• **Given task**
Locate all lines in the data below that hold "page" and show them.
Start of Information shown
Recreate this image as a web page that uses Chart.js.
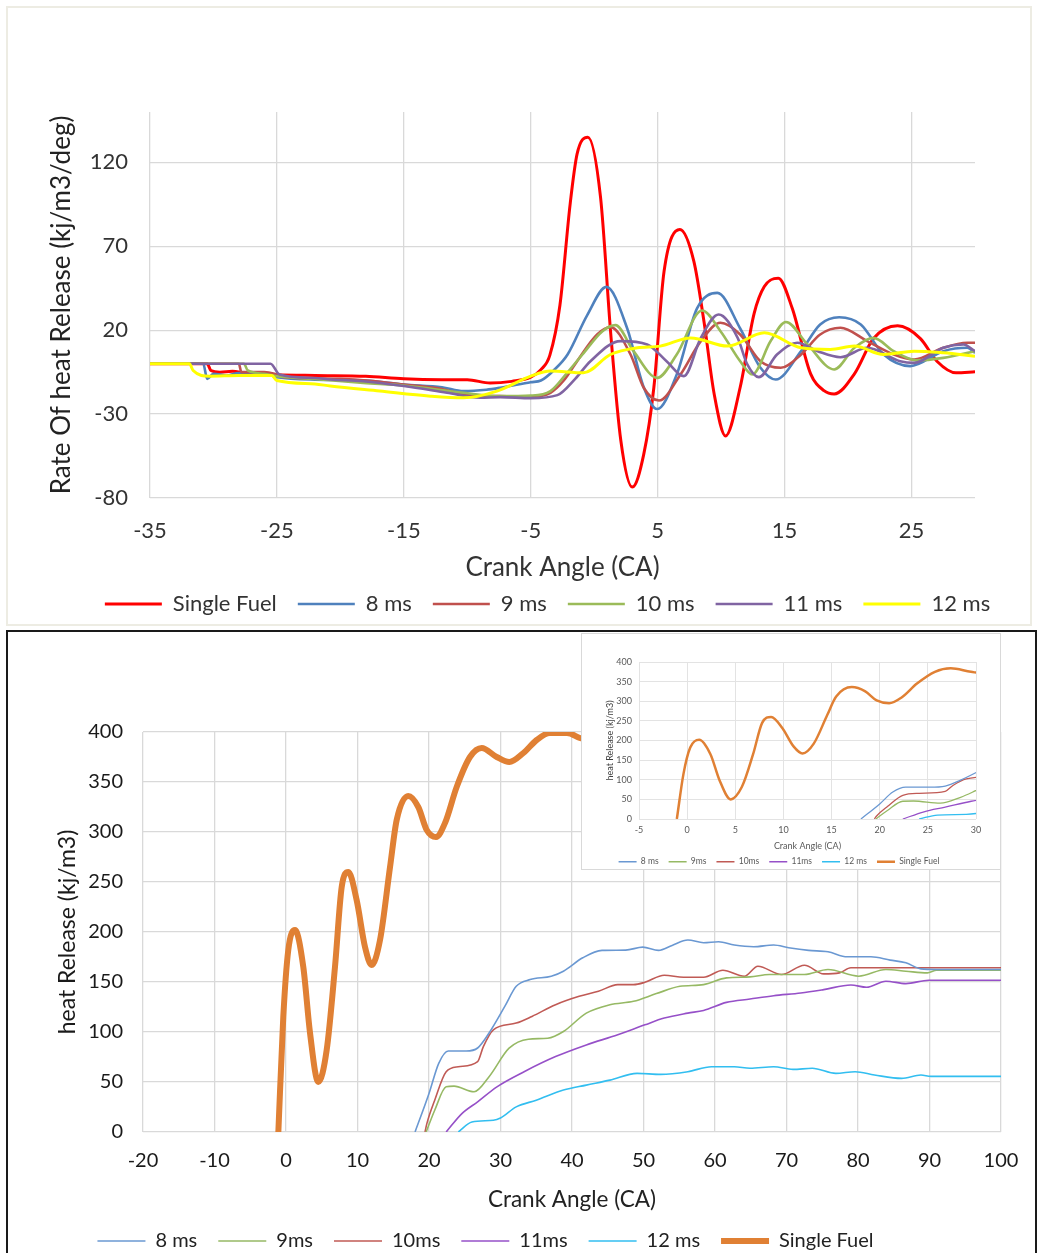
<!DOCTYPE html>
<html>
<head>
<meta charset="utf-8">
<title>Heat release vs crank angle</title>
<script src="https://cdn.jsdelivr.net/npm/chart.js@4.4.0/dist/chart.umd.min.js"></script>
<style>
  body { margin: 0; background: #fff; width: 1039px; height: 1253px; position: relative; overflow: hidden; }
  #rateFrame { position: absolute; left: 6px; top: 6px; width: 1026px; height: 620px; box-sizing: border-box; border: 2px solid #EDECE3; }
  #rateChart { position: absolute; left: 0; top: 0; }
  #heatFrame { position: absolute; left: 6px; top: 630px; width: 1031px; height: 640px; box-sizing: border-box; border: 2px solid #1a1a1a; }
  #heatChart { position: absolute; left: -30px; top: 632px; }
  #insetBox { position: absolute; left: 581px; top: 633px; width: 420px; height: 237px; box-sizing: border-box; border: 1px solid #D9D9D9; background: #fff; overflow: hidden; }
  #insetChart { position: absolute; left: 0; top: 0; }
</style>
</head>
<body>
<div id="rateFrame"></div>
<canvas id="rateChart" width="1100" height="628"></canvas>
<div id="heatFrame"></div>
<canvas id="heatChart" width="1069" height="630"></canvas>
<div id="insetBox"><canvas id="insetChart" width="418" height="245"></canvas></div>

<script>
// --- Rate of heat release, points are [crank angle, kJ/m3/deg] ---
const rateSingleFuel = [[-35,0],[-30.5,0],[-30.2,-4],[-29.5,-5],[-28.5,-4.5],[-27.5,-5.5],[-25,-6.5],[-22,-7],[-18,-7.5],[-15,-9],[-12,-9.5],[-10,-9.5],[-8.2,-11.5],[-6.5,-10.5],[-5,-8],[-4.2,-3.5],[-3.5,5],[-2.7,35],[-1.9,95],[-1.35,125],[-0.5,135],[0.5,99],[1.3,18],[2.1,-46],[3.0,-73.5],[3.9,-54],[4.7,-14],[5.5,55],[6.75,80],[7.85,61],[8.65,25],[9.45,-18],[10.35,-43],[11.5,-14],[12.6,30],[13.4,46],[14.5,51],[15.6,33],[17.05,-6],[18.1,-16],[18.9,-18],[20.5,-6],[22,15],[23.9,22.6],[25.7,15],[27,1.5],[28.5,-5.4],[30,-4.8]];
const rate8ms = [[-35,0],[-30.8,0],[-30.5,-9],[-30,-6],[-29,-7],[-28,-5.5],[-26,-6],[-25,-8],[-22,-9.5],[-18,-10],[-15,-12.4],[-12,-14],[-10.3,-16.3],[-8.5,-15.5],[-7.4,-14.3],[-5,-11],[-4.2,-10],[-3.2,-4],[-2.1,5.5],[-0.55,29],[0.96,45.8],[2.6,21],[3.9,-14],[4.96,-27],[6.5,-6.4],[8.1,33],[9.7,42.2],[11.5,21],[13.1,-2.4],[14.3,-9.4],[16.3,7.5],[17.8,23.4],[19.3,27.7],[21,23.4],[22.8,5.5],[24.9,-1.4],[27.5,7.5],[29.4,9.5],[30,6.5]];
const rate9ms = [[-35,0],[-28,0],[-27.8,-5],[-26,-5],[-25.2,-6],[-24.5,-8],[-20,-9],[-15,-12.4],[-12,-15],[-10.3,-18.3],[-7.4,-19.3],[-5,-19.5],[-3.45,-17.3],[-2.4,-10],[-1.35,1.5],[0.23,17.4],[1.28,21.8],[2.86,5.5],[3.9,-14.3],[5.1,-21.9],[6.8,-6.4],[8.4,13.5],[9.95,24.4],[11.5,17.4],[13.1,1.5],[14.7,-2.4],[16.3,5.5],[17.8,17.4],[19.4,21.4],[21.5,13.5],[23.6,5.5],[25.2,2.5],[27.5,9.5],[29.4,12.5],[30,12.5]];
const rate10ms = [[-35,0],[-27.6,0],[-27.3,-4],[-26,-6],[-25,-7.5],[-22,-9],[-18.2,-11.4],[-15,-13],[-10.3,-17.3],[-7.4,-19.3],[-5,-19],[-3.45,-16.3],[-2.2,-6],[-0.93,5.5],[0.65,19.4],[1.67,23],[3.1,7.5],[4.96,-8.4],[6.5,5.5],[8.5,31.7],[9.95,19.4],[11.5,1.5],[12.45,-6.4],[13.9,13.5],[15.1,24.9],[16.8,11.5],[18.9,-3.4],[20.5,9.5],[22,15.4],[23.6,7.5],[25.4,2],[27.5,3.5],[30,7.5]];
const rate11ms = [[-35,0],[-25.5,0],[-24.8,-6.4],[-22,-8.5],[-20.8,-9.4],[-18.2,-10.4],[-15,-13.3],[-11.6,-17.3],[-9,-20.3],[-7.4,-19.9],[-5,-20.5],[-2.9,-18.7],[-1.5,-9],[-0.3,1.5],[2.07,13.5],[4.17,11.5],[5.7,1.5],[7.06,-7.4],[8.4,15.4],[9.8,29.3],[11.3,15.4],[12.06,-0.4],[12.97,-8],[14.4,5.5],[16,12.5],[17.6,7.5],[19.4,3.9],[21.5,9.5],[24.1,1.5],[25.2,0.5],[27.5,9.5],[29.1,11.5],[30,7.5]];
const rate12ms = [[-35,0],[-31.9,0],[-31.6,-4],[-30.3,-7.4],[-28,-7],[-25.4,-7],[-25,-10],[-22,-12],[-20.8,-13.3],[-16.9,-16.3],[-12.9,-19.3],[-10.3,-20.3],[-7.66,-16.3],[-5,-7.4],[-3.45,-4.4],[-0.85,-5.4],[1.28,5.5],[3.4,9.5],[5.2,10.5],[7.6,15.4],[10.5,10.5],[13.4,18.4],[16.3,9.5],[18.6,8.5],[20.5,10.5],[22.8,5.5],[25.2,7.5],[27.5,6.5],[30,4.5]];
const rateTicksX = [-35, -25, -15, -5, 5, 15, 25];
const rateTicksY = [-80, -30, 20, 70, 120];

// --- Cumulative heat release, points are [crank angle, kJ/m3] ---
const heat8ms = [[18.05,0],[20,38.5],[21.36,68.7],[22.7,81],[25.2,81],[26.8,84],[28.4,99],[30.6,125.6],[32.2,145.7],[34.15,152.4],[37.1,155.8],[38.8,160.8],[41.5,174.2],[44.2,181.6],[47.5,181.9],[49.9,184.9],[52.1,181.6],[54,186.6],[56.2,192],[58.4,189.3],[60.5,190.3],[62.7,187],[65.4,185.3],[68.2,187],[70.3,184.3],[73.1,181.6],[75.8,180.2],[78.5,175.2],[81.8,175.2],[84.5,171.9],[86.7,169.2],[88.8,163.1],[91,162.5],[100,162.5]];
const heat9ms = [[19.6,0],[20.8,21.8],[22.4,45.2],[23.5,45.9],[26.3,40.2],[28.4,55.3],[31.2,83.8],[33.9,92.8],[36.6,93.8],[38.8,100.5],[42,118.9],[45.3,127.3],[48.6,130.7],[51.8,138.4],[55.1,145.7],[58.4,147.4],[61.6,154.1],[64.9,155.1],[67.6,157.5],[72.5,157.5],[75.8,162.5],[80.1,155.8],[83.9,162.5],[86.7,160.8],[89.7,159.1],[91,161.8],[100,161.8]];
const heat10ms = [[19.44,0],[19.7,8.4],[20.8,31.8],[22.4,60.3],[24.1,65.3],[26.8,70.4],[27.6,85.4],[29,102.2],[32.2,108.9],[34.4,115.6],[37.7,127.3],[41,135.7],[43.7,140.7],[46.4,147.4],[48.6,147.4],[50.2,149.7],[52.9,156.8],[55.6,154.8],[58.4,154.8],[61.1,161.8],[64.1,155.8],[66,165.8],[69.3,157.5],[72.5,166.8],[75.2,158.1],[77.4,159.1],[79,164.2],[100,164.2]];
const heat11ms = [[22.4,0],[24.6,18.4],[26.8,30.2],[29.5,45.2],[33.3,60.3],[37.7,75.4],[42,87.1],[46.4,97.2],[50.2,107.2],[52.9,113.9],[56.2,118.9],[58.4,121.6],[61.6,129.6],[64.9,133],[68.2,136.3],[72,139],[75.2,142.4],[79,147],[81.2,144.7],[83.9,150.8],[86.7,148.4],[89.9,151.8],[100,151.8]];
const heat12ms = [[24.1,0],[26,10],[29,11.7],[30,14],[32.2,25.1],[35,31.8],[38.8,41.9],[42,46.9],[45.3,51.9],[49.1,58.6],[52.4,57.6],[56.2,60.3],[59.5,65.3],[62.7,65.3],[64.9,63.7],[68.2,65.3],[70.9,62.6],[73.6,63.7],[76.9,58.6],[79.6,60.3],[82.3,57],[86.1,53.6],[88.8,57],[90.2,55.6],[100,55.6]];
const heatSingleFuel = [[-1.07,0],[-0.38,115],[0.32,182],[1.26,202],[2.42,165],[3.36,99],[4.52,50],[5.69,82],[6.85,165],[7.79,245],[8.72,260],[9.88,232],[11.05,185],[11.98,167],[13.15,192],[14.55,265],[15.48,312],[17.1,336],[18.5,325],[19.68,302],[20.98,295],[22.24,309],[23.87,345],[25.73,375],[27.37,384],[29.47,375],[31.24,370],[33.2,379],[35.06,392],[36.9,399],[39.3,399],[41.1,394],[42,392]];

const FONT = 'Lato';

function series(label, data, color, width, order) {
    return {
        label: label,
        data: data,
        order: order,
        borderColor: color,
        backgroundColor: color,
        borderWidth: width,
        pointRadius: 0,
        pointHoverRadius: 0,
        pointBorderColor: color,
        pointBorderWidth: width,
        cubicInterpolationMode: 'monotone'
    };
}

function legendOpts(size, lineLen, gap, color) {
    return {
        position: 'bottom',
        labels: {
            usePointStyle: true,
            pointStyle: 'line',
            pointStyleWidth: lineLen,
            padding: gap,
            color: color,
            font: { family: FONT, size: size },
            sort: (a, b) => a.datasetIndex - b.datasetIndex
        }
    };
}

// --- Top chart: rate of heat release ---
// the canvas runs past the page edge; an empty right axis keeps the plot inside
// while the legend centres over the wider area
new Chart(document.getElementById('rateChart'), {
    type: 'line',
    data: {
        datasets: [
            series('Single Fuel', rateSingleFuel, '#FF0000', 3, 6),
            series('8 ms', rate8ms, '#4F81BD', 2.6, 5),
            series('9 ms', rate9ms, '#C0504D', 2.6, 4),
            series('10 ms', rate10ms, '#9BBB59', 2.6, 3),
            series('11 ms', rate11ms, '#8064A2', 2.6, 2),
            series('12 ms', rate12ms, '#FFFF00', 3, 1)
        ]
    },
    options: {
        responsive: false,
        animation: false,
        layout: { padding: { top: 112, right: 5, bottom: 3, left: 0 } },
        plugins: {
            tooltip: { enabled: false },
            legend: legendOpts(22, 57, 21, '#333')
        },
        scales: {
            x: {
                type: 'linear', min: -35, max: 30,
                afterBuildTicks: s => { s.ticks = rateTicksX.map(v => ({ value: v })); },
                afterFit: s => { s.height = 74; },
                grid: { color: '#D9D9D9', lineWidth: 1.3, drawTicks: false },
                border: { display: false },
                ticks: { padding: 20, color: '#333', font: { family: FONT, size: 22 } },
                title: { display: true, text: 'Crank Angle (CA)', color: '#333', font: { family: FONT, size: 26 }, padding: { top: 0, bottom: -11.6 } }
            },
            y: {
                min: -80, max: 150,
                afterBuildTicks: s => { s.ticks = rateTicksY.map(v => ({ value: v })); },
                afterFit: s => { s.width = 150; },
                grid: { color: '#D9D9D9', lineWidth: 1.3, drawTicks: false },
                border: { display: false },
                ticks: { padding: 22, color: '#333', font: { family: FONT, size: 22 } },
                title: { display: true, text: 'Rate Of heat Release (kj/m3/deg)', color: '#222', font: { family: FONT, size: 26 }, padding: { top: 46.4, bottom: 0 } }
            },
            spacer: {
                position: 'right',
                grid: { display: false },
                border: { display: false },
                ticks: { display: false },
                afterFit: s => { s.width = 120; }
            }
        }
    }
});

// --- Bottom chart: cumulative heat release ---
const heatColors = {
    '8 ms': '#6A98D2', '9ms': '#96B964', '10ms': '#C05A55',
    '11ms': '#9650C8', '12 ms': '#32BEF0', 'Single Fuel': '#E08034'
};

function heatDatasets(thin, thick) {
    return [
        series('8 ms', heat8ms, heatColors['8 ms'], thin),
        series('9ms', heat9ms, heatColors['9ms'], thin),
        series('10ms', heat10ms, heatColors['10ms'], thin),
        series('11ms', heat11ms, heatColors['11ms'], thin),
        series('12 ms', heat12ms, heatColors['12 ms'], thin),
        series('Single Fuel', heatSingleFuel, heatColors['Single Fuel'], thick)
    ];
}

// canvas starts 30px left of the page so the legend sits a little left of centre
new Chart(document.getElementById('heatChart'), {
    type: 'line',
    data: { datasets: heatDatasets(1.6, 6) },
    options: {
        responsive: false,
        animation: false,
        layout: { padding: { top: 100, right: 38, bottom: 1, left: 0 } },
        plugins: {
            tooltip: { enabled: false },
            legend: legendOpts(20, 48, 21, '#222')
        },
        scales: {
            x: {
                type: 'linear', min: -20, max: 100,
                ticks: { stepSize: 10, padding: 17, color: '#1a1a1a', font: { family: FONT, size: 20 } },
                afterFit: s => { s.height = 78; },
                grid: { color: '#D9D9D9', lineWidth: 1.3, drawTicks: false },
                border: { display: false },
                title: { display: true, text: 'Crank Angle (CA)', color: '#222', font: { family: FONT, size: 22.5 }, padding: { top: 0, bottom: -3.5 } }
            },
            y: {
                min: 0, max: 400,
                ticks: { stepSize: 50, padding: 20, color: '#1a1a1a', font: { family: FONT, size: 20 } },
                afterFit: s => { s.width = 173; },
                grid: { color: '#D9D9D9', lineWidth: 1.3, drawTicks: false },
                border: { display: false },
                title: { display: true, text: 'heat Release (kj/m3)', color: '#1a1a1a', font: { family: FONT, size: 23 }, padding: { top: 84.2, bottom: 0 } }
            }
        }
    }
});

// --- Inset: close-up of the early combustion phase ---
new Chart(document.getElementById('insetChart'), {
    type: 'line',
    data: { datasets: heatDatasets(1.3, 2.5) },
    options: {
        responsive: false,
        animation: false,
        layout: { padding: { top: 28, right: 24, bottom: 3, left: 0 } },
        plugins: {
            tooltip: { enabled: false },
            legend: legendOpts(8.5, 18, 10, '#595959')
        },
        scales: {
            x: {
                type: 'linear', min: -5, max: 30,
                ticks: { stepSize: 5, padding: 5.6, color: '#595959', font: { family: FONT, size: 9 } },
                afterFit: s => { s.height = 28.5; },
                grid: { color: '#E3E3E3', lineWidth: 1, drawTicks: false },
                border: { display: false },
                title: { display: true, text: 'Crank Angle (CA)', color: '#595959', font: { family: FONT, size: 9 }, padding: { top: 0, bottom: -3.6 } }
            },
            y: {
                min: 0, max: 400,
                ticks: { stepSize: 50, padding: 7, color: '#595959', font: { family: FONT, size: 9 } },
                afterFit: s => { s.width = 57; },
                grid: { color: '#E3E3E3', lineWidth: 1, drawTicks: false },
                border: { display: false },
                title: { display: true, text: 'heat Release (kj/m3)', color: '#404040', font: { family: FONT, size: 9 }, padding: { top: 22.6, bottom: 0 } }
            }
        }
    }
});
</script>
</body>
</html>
End of Information shown
• **Finished answer**
Recreate this image as a web page that uses Chart.js.
// the canvas runs past the page edge; an empty right axis keeps the plot inside
// canvas starts 30px left of the page so the legend sits a little left of centre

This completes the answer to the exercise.